Batch processing and data pipeline coordination is one of the oldest application of computer systems. In late 1950s US Navy and NASA first started using computers for task scheduling—tasks being assembly jobs performed by people. Controlling people that way is what topological sorting algorithms were invented for. Later, in mid-1960s, one of the killer features of the IBM’s novel operating system OS/360 was its extensive mainframe task management capabilities.
Back then, system level limitations, like memory and disk space, were major concerns. Therefore, scheduling required a lot of manual hints and tweaks.Nowadays—well, maybe over the last 40 years—this became less of an issue. One can easily buy hundreds of gigabytes and terabytes of RAM and disk space, enough to store, say, bios and photos of every person on Earth for the price of a family car.

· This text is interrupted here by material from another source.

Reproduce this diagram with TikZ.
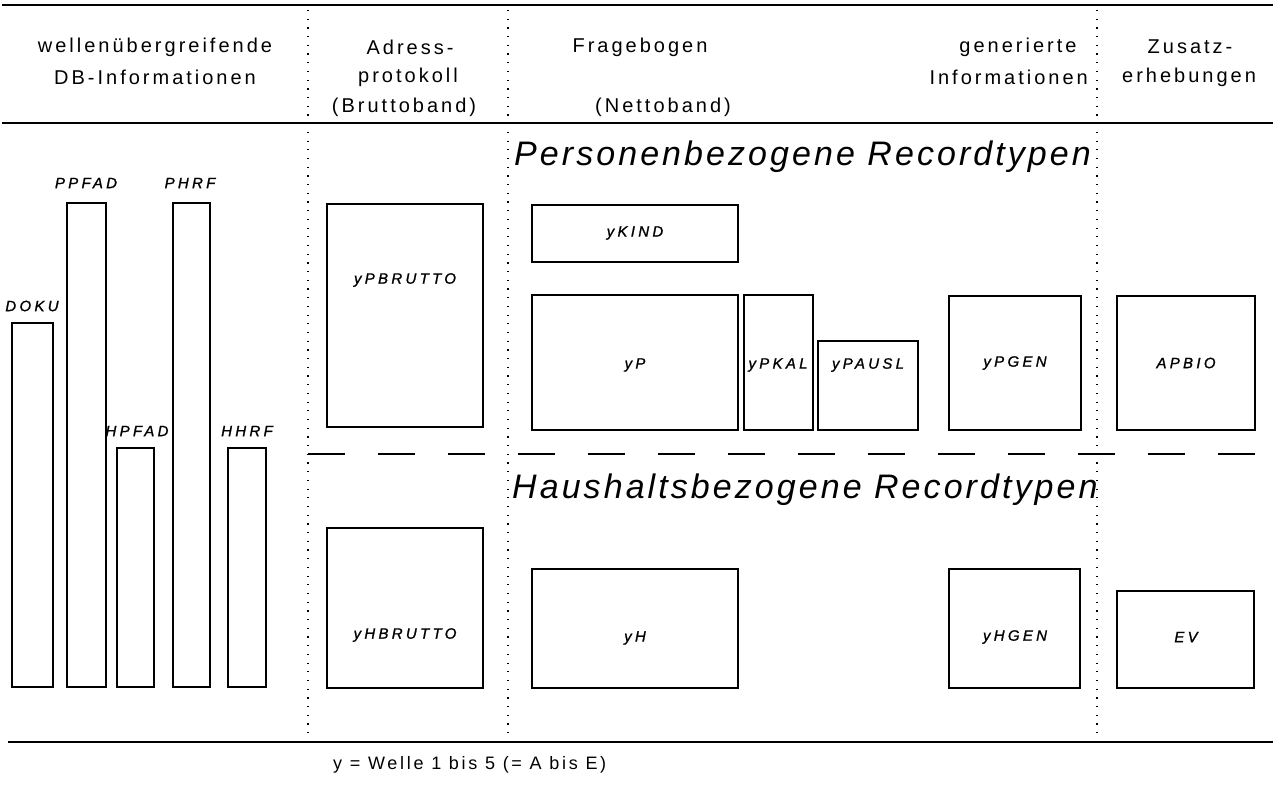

Building effective and robust data processing pipelines became much easier compared to 1960s; there are quite a few tools available to do this today. To name some, since it is hard to keep a comprehensive list:
Many of them can fit the bill for a lot of cases, but still, there are some trivial things that in our experience are easy to overlook and get oneself in trouble. Specifically:
Problem with time based scheduling
Time-based scheduling is something everyone starts with. For example, analysts want a daily revenue report to be generated at 9AM daily. We can just use
cron(8) or try something fancier like Chronos for this. And that works fine for simple cases.
Next stop: dependencies
Not too long after setting up
cron, it turns out that we need our task to run after a daily database ETL job runs. A simple solution comes to mind: just run ETL job at 6AM, then trigger daily revenue report generation job as ETL job ends.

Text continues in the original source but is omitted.